### WORK REQUIRED
Include the line containing "const seriesNames = ['A', 'A+B', 'True'];" and all lines before it, repeated exactly from the listing below, without pictures.

##############################

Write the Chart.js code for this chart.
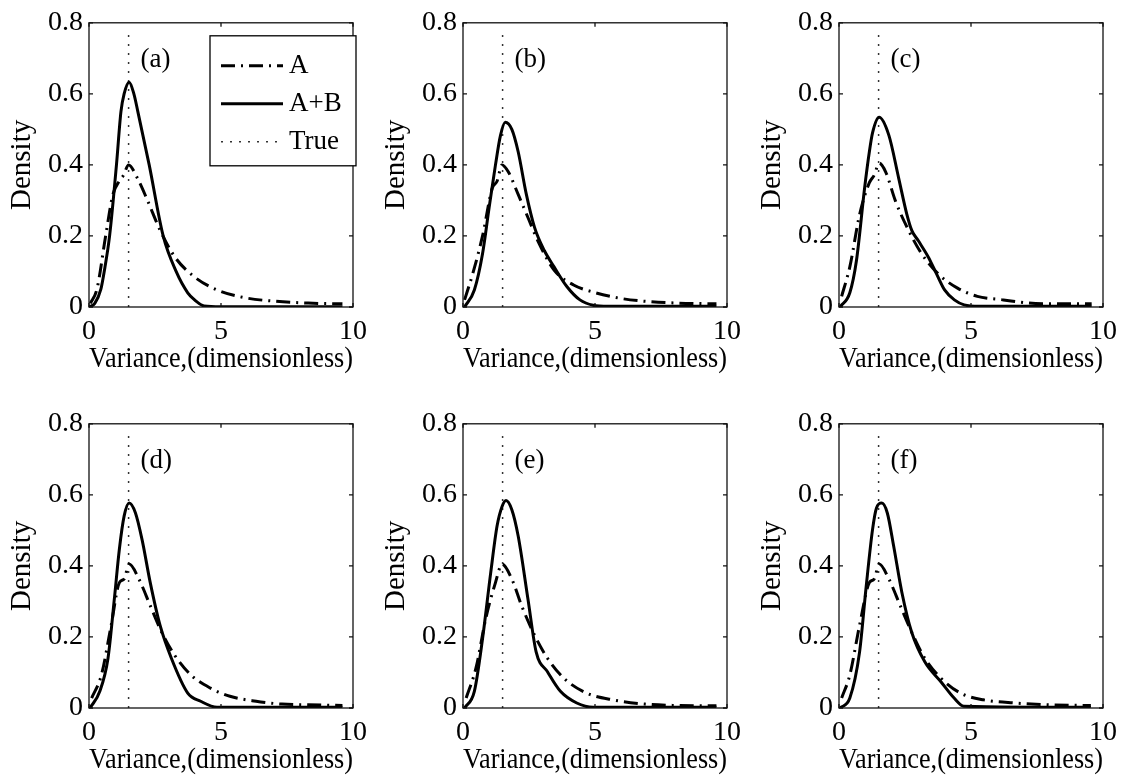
<!DOCTYPE html>
<html>
<head>
<meta charset="utf-8">
<script src="https://cdn.jsdelivr.net/npm/chart.js@4.4.0/dist/chart.umd.min.js"></script>
<style>
  body { margin: 0; background: #fff; }
  canvas { position: absolute; }
</style>
</head>
<body>
<canvas id="pa" width="375" height="377" style="left:0px;top:0px"></canvas>
<canvas id="pb" width="375" height="377" style="left:374px;top:0px"></canvas>
<canvas id="pc" width="375" height="377" style="left:750px;top:0px"></canvas>
<canvas id="pd" width="375" height="377" style="left:0px;top:401px"></canvas>
<canvas id="pe" width="375" height="377" style="left:374px;top:401px"></canvas>
<canvas id="pf" width="375" height="377" style="left:750px;top:401px"></canvas>
<script>
// dane: [x, gestosc]
const xTicks = [0, 5, 10];
const yTicks = [0, 0.2, 0.4, 0.6, 0.8];
const trueValue = 1.5;
const trueTop = 0.78;
const panelLabels = ['(a)', '(b)', '(c)', '(d)', '(e)', '(f)'];
const seriesNames = ['A', 'A+B', 'True'];

const aA = [[0.05,0.01],[0.3,0.05],[0.63,0.2],[0.9,0.315],[1.15,0.355],[1.3,0.37],[1.5,0.4],[1.83,0.363],[2.2,0.303],[2.7,0.215],[3.25,0.141],[3.99,0.085],[4.85,0.048],[5.84,0.027],[7.07,0.016],[8.3,0.011],[9.6,0.009]];
const aAB = [[0,0],[0.22,0.01],[0.45,0.05],[0.6,0.11],[0.78,0.2],[1.04,0.4],[1.21,0.55],[1.33,0.6],[1.52,0.633],[1.7,0.6],[1.85,0.55],[2.28,0.4],[2.81,0.2],[3.3,0.1],[3.74,0.04],[4.0,0.02],[4.36,0.003],[5,0.001],[9.6,0.001]];

const bA = [[0.06,0.02],[0.37,0.094],[0.74,0.2],[1.11,0.335],[1.29,0.354],[1.48,0.4],[1.72,0.38],[2.09,0.317],[2.46,0.252],[2.83,0.187],[3.45,0.104],[4.19,0.062],[4.93,0.042],[5.91,0.025],[6.9,0.016],[8.13,0.011],[9.6,0.009]];
const bAB = [[0.06,0],[0.43,0.048],[0.74,0.15],[0.99,0.28],[1.23,0.4],[1.42,0.483],[1.6,0.52],[1.85,0.5],[2.09,0.437],[2.4,0.317],[2.71,0.224],[3.08,0.159],[3.45,0.113],[3.94,0.057],[4.43,0.02],[4.93,0.005],[5.5,0.002],[9.6,0.002]];

const cA = [[0.1,0.03],[0.41,0.113],[0.78,0.26],[1.15,0.35],[1.34,0.372],[1.52,0.405],[1.77,0.38],[2.14,0.298],[2.64,0.215],[3.13,0.15],[3.75,0.094],[4.49,0.053],[5.24,0.03],[6.23,0.02],[7.2,0.011],[8.2,0.009],[9.57,0.009]];
const cAB = [[0.04,0],[0.41,0.04],[0.66,0.13],[0.97,0.335],[1.15,0.437],[1.27,0.49],[1.52,0.534],[1.89,0.483],[2.26,0.363],[2.57,0.261],[2.76,0.215],[3.0,0.187],[3.38,0.141],[3.69,0.094],[4.0,0.048],[4.37,0.02],[4.74,0.006],[5.3,0.002],[9.57,0.002]];

const dA = [[0.1,0.028],[0.47,0.093],[0.84,0.233],[1.15,0.353],[1.33,0.363],[1.52,0.405],[1.89,0.363],[2.32,0.288],[2.75,0.214],[3.24,0.149],[3.86,0.093],[4.6,0.056],[5.34,0.033],[6.33,0.019],[7.31,0.011],[8.3,0.009],[9.6,0.007]];
const dAB = [[0.04,0],[0.41,0.047],[0.72,0.14],[0.96,0.307],[1.15,0.447],[1.33,0.54],[1.52,0.577],[1.76,0.549],[2.01,0.474],[2.32,0.353],[2.69,0.233],[3.12,0.14],[3.74,0.042],[4.23,0.019],[4.85,0.002],[9.6,0.002]];

const eA = [[0.12,0.028],[0.49,0.112],[0.86,0.251],[1.23,0.353],[1.48,0.405],[1.85,0.363],[2.22,0.288],[2.71,0.205],[3.2,0.14],[3.82,0.084],[4.68,0.042],[5.67,0.023],[6.9,0.011],[8.13,0.007],[9.6,0.006]];
const eAB = [[0.06,0],[0.43,0.047],[0.74,0.195],[1.05,0.381],[1.29,0.512],[1.48,0.567],[1.63,0.584],[1.85,0.558],[2.09,0.484],[2.46,0.307],[2.77,0.158],[3.2,0.102],[3.69,0.047],[4.31,0.014],[4.93,0.002],[9.6,0.002]];

const fA = [[0.1,0.028],[0.41,0.093],[0.78,0.233],[1.15,0.353],[1.33,0.363],[1.52,0.405],[1.89,0.363],[2.32,0.288],[2.75,0.214],[3.25,0.14],[3.86,0.084],[4.6,0.042],[5.47,0.023],[6.7,0.014],[7.9,0.009],[9.54,0.007]];
const fAB = [[0.04,0],[0.41,0.028],[0.78,0.158],[1.02,0.335],[1.27,0.502],[1.42,0.563],[1.62,0.577],[1.83,0.549],[2.07,0.456],[2.38,0.326],[2.75,0.214],[3.25,0.13],[3.86,0.074],[4.36,0.028],[4.73,0.005],[9.54,0.002]];

const serif = '"Liberation Serif", "Times New Roman", serif';

function toPoints(arr) {
  return arr.map(p => ({x: p[0], y: p[1]}));
}

// ramka z kreskami do srodka
const framePlugin = {
  id: 'frame',
  afterDatasetsDraw(chart) {
    const {ctx, chartArea, scales} = chart;
    const {left, right, top, bottom} = chartArea;
    ctx.save();
    ctx.strokeStyle = '#111';
    ctx.lineWidth = 1.3;
    ctx.setLineDash([]);
    ctx.strokeRect(left, top, right - left, bottom - top);
    ctx.beginPath();
    xTicks.forEach(v => {
      const px = scales.x.getPixelForValue(v);
      ctx.moveTo(px, bottom); ctx.lineTo(px, bottom - 4);
      ctx.moveTo(px, top); ctx.lineTo(px, top + 4);
    });
    yTicks.forEach(v => {
      const py = scales.y.getPixelForValue(v);
      ctx.moveTo(left, py); ctx.lineTo(left + 4, py);
      ctx.moveTo(right, py); ctx.lineTo(right - 4, py);
    });
    ctx.stroke();
    ctx.restore();
  }
};

// podpis panelu (a), (b) ...
const labelPlugin = {
  id: 'panelLabel',
  afterDraw(chart, args, opts) {
    const {ctx, scales} = chart;
    ctx.save();
    ctx.fillStyle = '#000';
    ctx.font = '27px ' + serif;
    ctx.textAlign = 'left';
    ctx.textBaseline = 'middle';
    ctx.fillText(opts.text, scales.x.getPixelForValue(1.95), scales.y.getPixelForValue(0.695));
    ctx.restore();
  }
};

// legenda w ramce, tylko w (a)
const legendBoxPlugin = {
  id: 'legendBox',
  afterDraw(chart, args, opts) {
    if (!opts.show) return;
    const {ctx, chartArea} = chart;
    const bx = chartArea.left + 121, by = chartArea.top + 13, bw = 146, bh = 130;
    ctx.save();
    ctx.fillStyle = '#fff';
    ctx.fillRect(bx, by, bw, bh);
    ctx.strokeStyle = '#000';
    ctx.lineWidth = 1.3;
    ctx.strokeRect(bx, by, bw, bh);
    chart.data.datasets.forEach((ds, i) => {
      const cy = by + 30 + i * 38;
      ctx.setLineDash(ds.borderDash || []);
      ctx.lineWidth = ds.borderWidth;
      ctx.strokeStyle = ds.borderColor;
      ctx.beginPath();
      ctx.moveTo(bx + 11, cy);
      ctx.lineTo(bx + 73, cy);
      ctx.stroke();
      ctx.setLineDash([]);
      ctx.fillStyle = '#000';
      ctx.font = '27px ' + serif;
      ctx.textBaseline = 'middle';
      ctx.fillText(ds.label, bx + 79, cy);
    });
    ctx.restore();
  }
};

function makePanel(id, label, dataA, dataAB, showLegend) {
  let ctx = document.getElementById(id).getContext('2d');
  return new Chart(ctx, {
    type: 'line',
    data: {
      datasets: [{
        label: seriesNames[0],
        data: toPoints(dataA),
        borderColor: '#000',
        borderWidth: 3,
        borderDash: [14, 6, 2, 6],
        pointRadius: 0,
        cubicInterpolationMode: 'monotone',
        fill: false
      }, {
        label: seriesNames[1],
        data: toPoints(dataAB),
        borderColor: '#000',
        borderWidth: 3,
        pointRadius: 0,
        cubicInterpolationMode: 'monotone',
        fill: false
      }, {
        label: seriesNames[2],
        data: [{x: trueValue, y: 0}, {x: trueValue, y: trueTop}],
        borderColor: '#333',
        borderWidth: 1.5,
        borderDash: [2, 7],
        pointRadius: 0,
        fill: false
      }]
    },
    options: {
      responsive: false,
      animation: false,
      layout: { padding: { top: 19, right: 16, left: 0, bottom: 0 } },
      plugins: {
        legend: { display: false },
        tooltip: { enabled: false },
        panelLabel: { text: label },
        legendBox: { show: showLegend }
      },
      scales: {
        x: {
          type: 'linear',
          min: 0,
          max: 10,
          afterBuildTicks: s => { s.ticks = xTicks.map(v => ({value: v})); },
          afterFit: s => { s.height = 70; },
          grid: { display: false, drawTicks: false },
          border: { display: false },
          ticks: { color: '#000', font: { family: serif, size: 28 }, padding: 8, maxRotation: 0, autoSkip: false },
          title: { display: true, text: 'Variance,(dimensionless)', color: '#000', font: { family: serif, size: 30 }, padding: 0 }
        },
        y: {
          min: 0,
          max: 0.8,
          afterBuildTicks: s => { s.ticks = yTicks.map(v => ({value: v})); },
          afterFit: s => { s.width = 89; },
          grid: { display: false, drawTicks: false },
          border: { display: false },
          ticks: { color: '#000', font: { family: serif, size: 28 }, padding: 6, callback: v => String(v) },
          title: { display: true, text: 'Density', color: '#000', font: { family: serif, size: 29 }, padding: { top: 5, bottom: 0 } }
        }
      }
    },
    plugins: [framePlugin, labelPlugin, legendBoxPlugin]
  });
}

makePanel('pa', panelLabels[0], aA, aAB, true);
makePanel('pb', panelLabels[1], bA, bAB, false);
makePanel('pc', panelLabels[2], cA, cAB, false);
makePanel('pd', panelLabels[3], dA, dAB, false);
makePanel('pe', panelLabels[4], eA, eAB, false);
makePanel('pf', panelLabels[5], fA, fAB, false);
</script>
</body>
</html>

##############################

### FINAL RESULT
Write the Chart.js code for this chart.
<!DOCTYPE html>
<html>
<head>
<meta charset="utf-8">
<script src="https://cdn.jsdelivr.net/npm/chart.js@4.4.0/dist/chart.umd.min.js"></script>
<style>
  body { margin: 0; background: #fff; }
  canvas { position: absolute; }
</style>
</head>
<body>
<canvas id="pa" width="375" height="377" style="left:0px;top:0px"></canvas>
<canvas id="pb" width="375" height="377" style="left:374px;top:0px"></canvas>
<canvas id="pc" width="375" height="377" style="left:750px;top:0px"></canvas>
<canvas id="pd" width="375" height="377" style="left:0px;top:401px"></canvas>
<canvas id="pe" width="375" height="377" style="left:374px;top:401px"></canvas>
<canvas id="pf" width="375" height="377" style="left:750px;top:401px"></canvas>
<script>
// dane: [x, gestosc]
const xTicks = [0, 5, 10];
const yTicks = [0, 0.2, 0.4, 0.6, 0.8];
const trueValue = 1.5;
const trueTop = 0.78;
const panelLabels = ['(a)', '(b)', '(c)', '(d)', '(e)', '(f)'];
const seriesNames = ['A', 'A+B', 'True'];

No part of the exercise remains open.